Dr S.K. Mondol, who attended to the Das couple,
confirmed the presence of bite marks on Rekha's fingers and forehead.
But the loopholes persist. To enter the Das
household, the Monkey Man would have first had to fly to the wall as there
is no platform close by from where it could launch itself. The police,
quite rightly, refuse to accept the existence of a winged simian and have
a more prosaic explanation for the bite marks: perhaps Nimai Das returned
home drunk, grappled and fought with his wife, and conveniently blamed
the results on the newsworthy Monkey Man. It doesn't quite explain the
missing teeth though.
Scepticism aside, the conspiracy theories have
grown as quickly as the panic. A fatigued Delhi Police, which was forced
to put 24 east Delhi police stations on "high alert", has blamed
Pakistan's ISI for "plotting to wear away the force". The Intelligence
Bureau (IB) offers the most plausible explanation. It has warned the Union
Government that "people could be settling personal scores under the
garb of the Monkey Man menace". Asks an IB official: "Why should
a criminal merely scratch people? He would loot or kill." Sanal Edamaruku,
an investigator of the paranormal at the Delhi-based Indian Rationalist
Association dismisses the Monkey Man conundrum as "mass delusion,
a group behaviour based on pseudologia fantastica".
The scare has taken a considerable toll on a
law enforcement machinery already grappling with bomb scares and the demands
of various levels of security in the capital. Since last week, 55 Ashok
Nagar policemen have been employed in "intensive patrolling"
nightly. They use a Maruti Gypsy, four Maruti vans and two motorcycles
for transport, beam torches on particularly dark rooftops, and keep a
close watch on "unnatural movements in the dark".
In neighbouring Noida, the situation is no different.

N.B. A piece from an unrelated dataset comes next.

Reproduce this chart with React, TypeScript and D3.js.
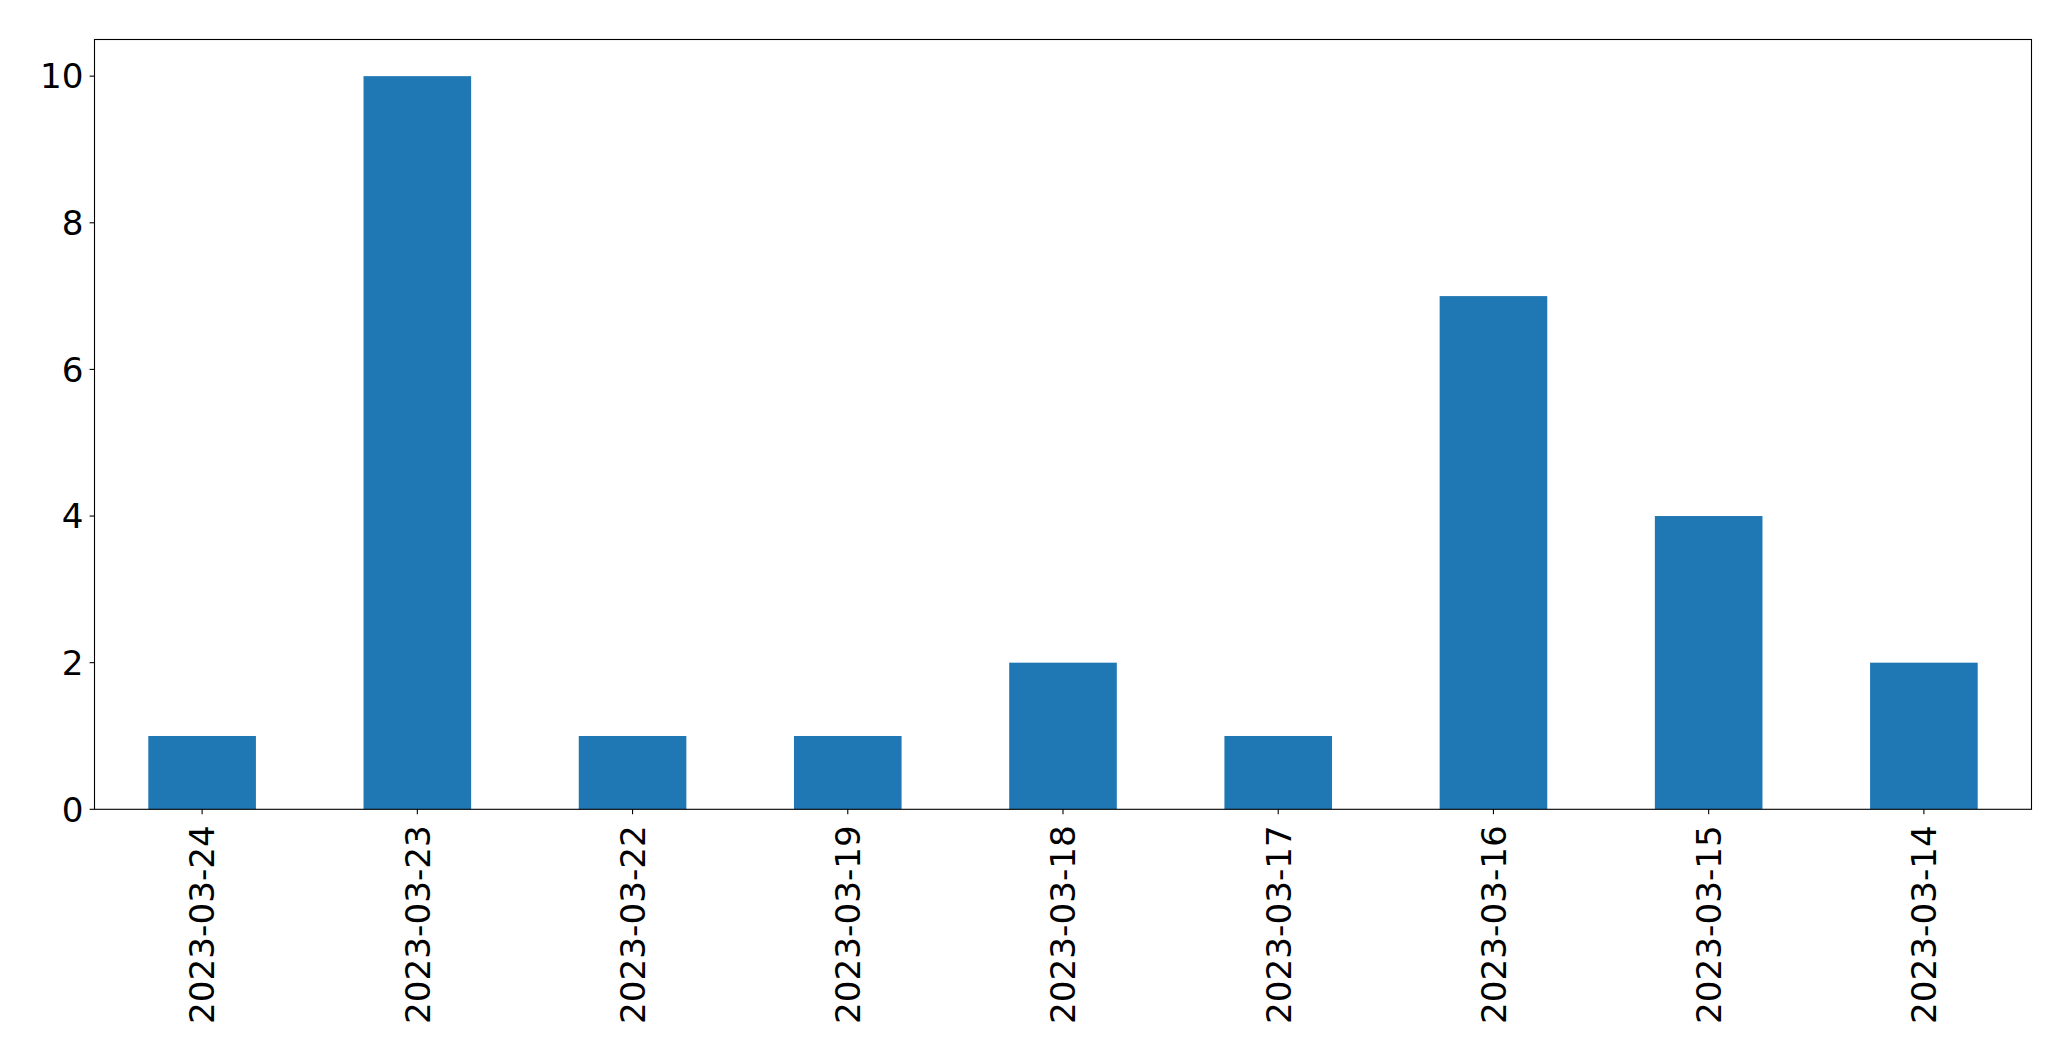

Sector 20 police station, which covers 31 sectors with a population of
one lakh, has, since the first attack, received between 25 and 30 rescue
calls every night. The callers say that the Monkey Man has struck and
disappeared, and invariably someone comes forward with scratch marks as
proof.
Within three days, Delhi's Monkey Man has grabbed
headlines. A popular television channel has deployed eight camera crews
at key locations and Delhi police is offering Rs 50,000 for the creature's
capture. If indeed it is a single individual and not a group of roving
copycat troublemakers. As panic escalates, and the stakes increase, the
Monkey Man remains the missing link.